Firstly, I teach mathematics the way I was taught math. I think this is the norm for so many teachers regardless of the subject — and it’s not a bad thing. It’s reality. In my case, drill-in-kill was what I experienced early and often, like in the case of Mr. O’s multiplication worksheets. This experience brainwashed me equate math with speed and correct answers…and this is very evident today in my teaching. I try hard to combat this, but I am not the most inquiry-based math teacher. I struggle to move beyond test-prep style learning. Its a product of the culture in which I teach, yes, but its also a direct result of the math education I received. This bothers me.

Secondly, through the years I have always been prone to mistakes when it comes to learning and teaching math. I consider myself a slow thinker, but I don’t want to be. Thanks to my fifth-grade class (and others no doubt), I want to get it on the first attempt. Sometimes I feel like I have to get it on the first attempt. Whether it is typos in handouts,  mistakes in grading, or my blunders in planning thoughtful mathematical experiences for my algebra 2 kids, I always find errors that could have easily been edited had I not been too lazy or overconfident to dig deeper. Heck, even my typo-laden tweets are evidence of this. Mr. O’s exam and his advice are always in the back of my head. I do my best to follow his advice, but I fail much more often than I succeed.

 

bp

 

Why I stopped flipping

Flip Flops

Four years ago, just before it became heavily commercialized, I flipped my classroom. I created video lessons that my students watched for homework. Class time was used for enrichment, reflection, and collaborative work. I ran with the model for a year and a half.

The other day, out of the blue, I was asked why I stopped. That made me think: back when I stopped flipping, I didn’t have this blog and never wrote about why I stopped. Here goes. Four years later.

Before flipping, I usually lectured. Sure, I disguised it with an enthusiastic and energetic delivery, but I lectured nonetheless. I wasn’t critical of my own teaching at the time, so I didn’t really think twice about it.

After I flipped, I had significantly more facetime with my kids and they had more time to reinforce new concepts. I was really happy about this. My students sat back absorbing new content like sponges, this time from a video embedded with summary questions. After all, a video lecture, however dressed up, is still a lecture.

The problem was that students weren’t discovering mathematics from my lessons. They weren’t interacting with mathematics or each other during the learning process. They weren’t debating with one another while learning something new. They weren’t being asked to find patterns and discuss them with a partner. They weren’t being challenged to make connections and develop understanding. They were using technology for learning, but not to learn. Their first impressions of so many beautiful mathematical ideas included pausing and rewinding a video that contained my face. In short, they didn’t construct their own learning.

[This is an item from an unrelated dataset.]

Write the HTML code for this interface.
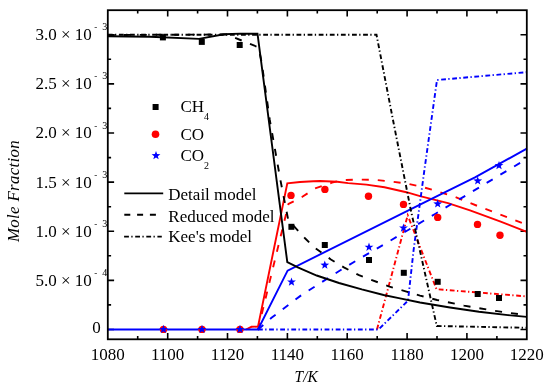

I did all of that for them.

I stopped flipping my classroom because I realized that I wasn’t flipping student learning, I was simply flipping my teaching.

I discovered that I needed them to take ownership and discover how and what they learned. What’s ironic is that I actually had to flip my classroom in order to realize this. Flipping allowed me to see my lessons through a more concentrated lens that highlighted my teacher-centered approach. More on this.

Four years later, do I regret flipping my classroom? Not a chance.